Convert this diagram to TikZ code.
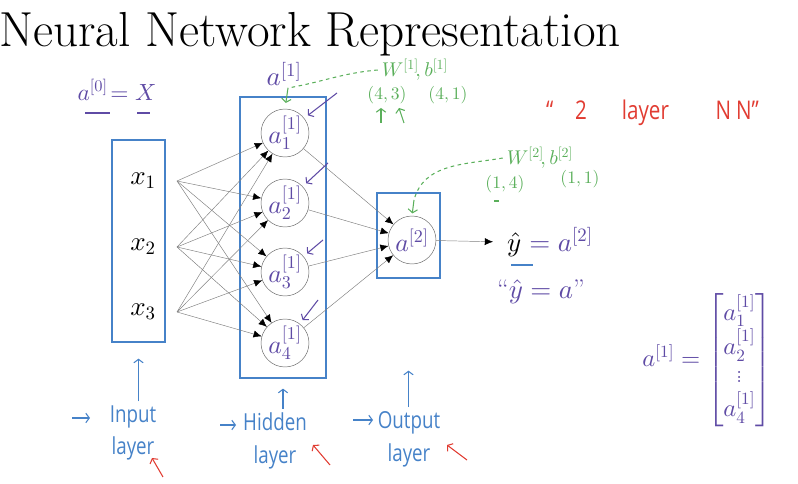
\documentclass[tikz,border=0pt]{standalone}
\usepackage{fontspec}
\usepackage{amsmath}
\usetikzlibrary{arrows.meta,fit}
\DeclareFontShape{OML}{cmm}{m}{it}{<->cmmi10}{}
\DeclareFontShape{OMS}{cmsy}{m}{n}{<->cmsy10}{}
\DeclareFontShape{OT1}{cmr}{m}{n}{<->cmr10}{}
\DeclareFontShape{OMX}{cmex}{m}{n}{<->cmex10}{}
\newfontfamily\hand[FakeStretch=0.8]{Open Sans}
\definecolor{pen}{RGB}{95,75,165}
\definecolor{ink}{RGB}{70,130,200}
\definecolor{wb}{RGB}{90,175,90}
\definecolor{redpen}{RGB}{225,60,50}

\begin{document}
\begin{tikzpicture}[%
  x=0.03cm,y=-0.03cm,
  unit/.style={draw=gray!80!black,circle,minimum size=1.44cm,inner sep=0pt,text=pen,font=\fontsize{22}{26}\selectfont},
  lyr/.style={draw=ink,line width=1.1pt,inner sep=0pt},
  syn/.style={draw=gray,-{Latex[black,length=7pt,width=6pt]}},
  barb/.style={-{Straight Barb[length=3pt,width=8pt]},line width=0.9pt},
  hw/.style={font=\hand\fontsize{20}{28}\selectfont,align=center},
  mth/.style={font=\fontsize{23}{27}\selectfont},
  sm/.style={text=wb,font=\fontsize{17}{20}\selectfont},
  dim/.style={text=wb,font=\fontsize{15}{18}\selectfont}]
  \useasboundingbox (0,0) rectangle (798,484);
  \node[anchor=base,font=\fontsize{42}{46}\selectfont] (title) at (310,47) {Neural Network Representation};
  % layers
  \node[lyr,fit={(112,140)(165,342)}] (inp) {};
  \node[lyr,fit={(240,97)(326,378)}] (hid) {};
  \node[lyr,fit={(377,193)(440,278)}] (out) {};
  \foreach \i/\y in {1/181,2/247,3/312} {
    \node[mth] (x\i) at (143,\y) {$x_{\i}$};
    \coordinate (s\i) at (177,\y);
  }
  \foreach \j/\y in {1/133,2/203,3/272,4/343}
    \node[unit] (h\j) at (285,\y) {$a^{[1]}_{\j}$};
  \node[unit] (o) at (412,240) {$a^{[2]}$};
  \foreach \i in {1,2,3} \foreach \j in {1,...,4} \draw[syn] (s\i) -- (h\j);
  \foreach \j in {1,...,4} \draw[syn] (h\j) -- (o);
  \node[mth,anchor=west] (yh) at (503,242) {$\hat{y}$ \textcolor{pen}{$= a^{[2]}$}};
  \draw[syn,shorten >=0.3cm] (o) -- (yh.west);
  \draw[ink,line width=0.9pt] (511,265) -- (533,265);
  \node[mth,text=pen] (yq) at (541,292) {``$\hat{y}=a$''};
  % inputs and hidden notation
  \node[mth,text=pen,font=\fontsize{20}{24}\selectfont] (a0) at (117,90) {$a^{[0]}\!=X$};
  \draw[pen,line width=0.9pt] (85,113) -- (110,113) (137,113) -- (150,113);
  \node[mth,text=pen] (a1) at (284,74) {$a^{[1]}$};
  \node[sm] (w1) at (415,70) {$W^{[1]}\!,b^{[1]}$};
  \node[dim] (d1w) at (387,95) {$(4,3)$};
  \node[dim] (d1b) at (448,95) {$(4,1)$};
  \draw[wb,barb] (381,123) -- (381,108);
  \draw[wb,barb] (404,123) -- (399,108);
  \coordinate (hin) at (288,88);
  \draw[wb,dashed,line width=0.9pt] (w1.west) to[out=185,in=10] (hin);
  \draw[wb,barb,shorten >=5pt] (hin) -- (h1.north);
  \node[sm] (w2) at (540,158) {$W^{[2]}\!,b^{[2]}$};
  \node[dim] (d2w) at (505,184) {$(1,4)$};
  \node[dim] (d2b) at (580,179) {$(1,1)$};
  \draw[wb,line width=0.9pt] (494,201) -- (499,201);
  \coordinate (oin) at (414,200);
  \draw[wb,dashed,line width=0.9pt] (w2.west) to[out=190,in=75] (oin);
  \draw[wb,barb,shorten >=2pt] (oin) -- (o.north);
  \foreach \j/\dx/\dy in {1/52/-40,2/43/-40,3/38/-32,4/33/-43}
    \draw[pen,barb,shorten >=4pt] ([shift={(\dx,\dy)}]h\j.center) -- (h\j);
  % right side
  \node[hw,text=redpen,font=\hand\fontsize{22}{26}\selectfont,anchor=west,inner sep=0pt] (nn) at (546,113)
    {“\hspace{0.65cm}2\hspace{1.05cm}layer\hspace{1.4cm}N\hspace{0.15cm}N”};
  \node[mth,text=pen,font=\fontsize{21}{24}\selectfont] (vec) at (707,360) {$a^{[1]} = \begin{bmatrix} a^{[1]}_1\\ a^{[1]}_2\\ \vdots\\ a^{[1]}_4\end{bmatrix}$};
  % layer names
  \node[hw,text=ink] (inl) at (133,433) {Input\\layer};
  \node[hw,text=ink] (hdl) at (275,441) {Hidden\\layer};
  \node[hw,text=ink] (otl) at (409,439) {Output\\layer};
  \foreach \l/\b/\s in {inl/inp/0.48cm,hdl/hid/0.3cm,otl/out/2.76cm}
    \draw[ink,barb,shorten >=\s] (\b.south |- \l.north) -- (\b.south);
  \draw[ink,barb] (72,418) -- (90,418);
  \draw[ink,barb] (220,425) -- (236,425);
  \draw[ink,barb] (353,420) -- (373,420);
  \draw[redpen,barb] (163,477) -- (152,458);
  \draw[redpen,barb] (330,465) -- (313,445);
  \draw[redpen,barb] (467,460) -- (447,445);
\end{tikzpicture}
\end{document}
****************
THE REQUEST: Copy the material above exactly and drop the pictures.

EXERCISE RESPONSE:
Convert this diagram to TikZ code.
\documentclass[tikz,border=0pt]{standalone}
\usepackage{fontspec}
\usepackage{amsmath}
\usetikzlibrary{arrows.meta,fit}
\DeclareFontShape{OML}{cmm}{m}{it}{<->cmmi10}{}
\DeclareFontShape{OMS}{cmsy}{m}{n}{<->cmsy10}{}
\DeclareFontShape{OT1}{cmr}{m}{n}{<->cmr10}{}
\DeclareFontShape{OMX}{cmex}{m}{n}{<->cmex10}{}
\newfontfamily\hand[FakeStretch=0.8]{Open Sans}
\definecolor{pen}{RGB}{95,75,165}
\definecolor{ink}{RGB}{70,130,200}
\definecolor{wb}{RGB}{90,175,90}
\definecolor{redpen}{RGB}{225,60,50}

\begin{document}
\begin{tikzpicture}[%
  x=0.03cm,y=-0.03cm,
  unit/.style={draw=gray!80!black,circle,minimum size=1.44cm,inner sep=0pt,text=pen,font=\fontsize{22}{26}\selectfont},
  lyr/.style={draw=ink,line width=1.1pt,inner sep=0pt},
  syn/.style={draw=gray,-{Latex[black,length=7pt,width=6pt]}},
  barb/.style={-{Straight Barb[length=3pt,width=8pt]},line width=0.9pt},
  hw/.style={font=\hand\fontsize{20}{28}\selectfont,align=center},
  mth/.style={font=\fontsize{23}{27}\selectfont},
  sm/.style={text=wb,font=\fontsize{17}{20}\selectfont},
  dim/.style={text=wb,font=\fontsize{15}{18}\selectfont}]
  \useasboundingbox (0,0) rectangle (798,484);
  \node[anchor=base,font=\fontsize{42}{46}\selectfont] (title) at (310,47) {Neural Network Representation};
  % layers
  \node[lyr,fit={(112,140)(165,342)}] (inp) {};
  \node[lyr,fit={(240,97)(326,378)}] (hid) {};
  \node[lyr,fit={(377,193)(440,278)}] (out) {};
  \foreach \i/\y in {1/181,2/247,3/312} {
    \node[mth] (x\i) at (143,\y) {$x_{\i}$};
    \coordinate (s\i) at (177,\y);
  }
  \foreach \j/\y in {1/133,2/203,3/272,4/343}
    \node[unit] (h\j) at (285,\y) {$a^{[1]}_{\j}$};
  \node[unit] (o) at (412,240) {$a^{[2]}$};
  \foreach \i in {1,2,3} \foreach \j in {1,...,4} \draw[syn] (s\i) -- (h\j);
  \foreach \j in {1,...,4} \draw[syn] (h\j) -- (o);
  \node[mth,anchor=west] (yh) at (503,242) {$\hat{y}$ \textcolor{pen}{$= a^{[2]}$}};
  \draw[syn,shorten >=0.3cm] (o) -- (yh.west);
  \draw[ink,line width=0.9pt] (511,265) -- (533,265);
  \node[mth,text=pen] (yq) at (541,292) {``$\hat{y}=a$''};
  % inputs and hidden notation
  \node[mth,text=pen,font=\fontsize{20}{24}\selectfont] (a0) at (117,90) {$a^{[0]}\!=X$};
  \draw[pen,line width=0.9pt] (85,113) -- (110,113) (137,113) -- (150,113);
  \node[mth,text=pen] (a1) at (284,74) {$a^{[1]}$};
  \node[sm] (w1) at (415,70) {$W^{[1]}\!,b^{[1]}$};
  \node[dim] (d1w) at (387,95) {$(4,3)$};
  \node[dim] (d1b) at (448,95) {$(4,1)$};
  \draw[wb,barb] (381,123) -- (381,108);
  \draw[wb,barb] (404,123) -- (399,108);
  \coordinate (hin) at (288,88);
  \draw[wb,dashed,line width=0.9pt] (w1.west) to[out=185,in=10] (hin);
  \draw[wb,barb,shorten >=5pt] (hin) -- (h1.north);
  \node[sm] (w2) at (540,158) {$W^{[2]}\!,b^{[2]}$};
  \node[dim] (d2w) at (505,184) {$(1,4)$};
  \node[dim] (d2b) at (580,179) {$(1,1)$};
  \draw[wb,line width=0.9pt] (494,201) -- (499,201);
  \coordinate (oin) at (414,200);
  \draw[wb,dashed,line width=0.9pt] (w2.west) to[out=190,in=75] (oin);
  \draw[wb,barb,shorten >=2pt] (oin) -- (o.north);
  \foreach \j/\dx/\dy in {1/52/-40,2/43/-40,3/38/-32,4/33/-43}
    \draw[pen,barb,shorten >=4pt] ([shift={(\dx,\dy)}]h\j.center) -- (h\j);
  % right side
  \node[hw,text=redpen,font=\hand\fontsize{22}{26}\selectfont,anchor=west,inner sep=0pt] (nn) at (546,113)
    {“\hspace{0.65cm}2\hspace{1.05cm}layer\hspace{1.4cm}N\hspace{0.15cm}N”};
  \node[mth,text=pen,font=\fontsize{21}{24}\selectfont] (vec) at (707,360) {$a^{[1]} = \begin{bmatrix} a^{[1]}_1\\ a^{[1]}_2\\ \vdots\\ a^{[1]}_4\end{bmatrix}$};
  % layer names
  \node[hw,text=ink] (inl) at (133,433) {Input\\layer};
  \node[hw,text=ink] (hdl) at (275,441) {Hidden\\layer};
  \node[hw,text=ink] (otl) at (409,439) {Output\\layer};
  \foreach \l/\b/\s in {inl/inp/0.48cm,hdl/hid/0.3cm,otl/out/2.76cm}
    \draw[ink,barb,shorten >=\s] (\b.south |- \l.north) -- (\b.south);
  \draw[ink,barb] (72,418) -- (90,418);
  \draw[ink,barb] (220,425) -- (236,425);
  \draw[ink,barb] (353,420) -- (373,420);
  \draw[redpen,barb] (163,477) -- (152,458);
  \draw[redpen,barb] (330,465) -- (313,445);
  \draw[redpen,barb] (467,460) -- (447,445);
\end{tikzpicture}
\end{document}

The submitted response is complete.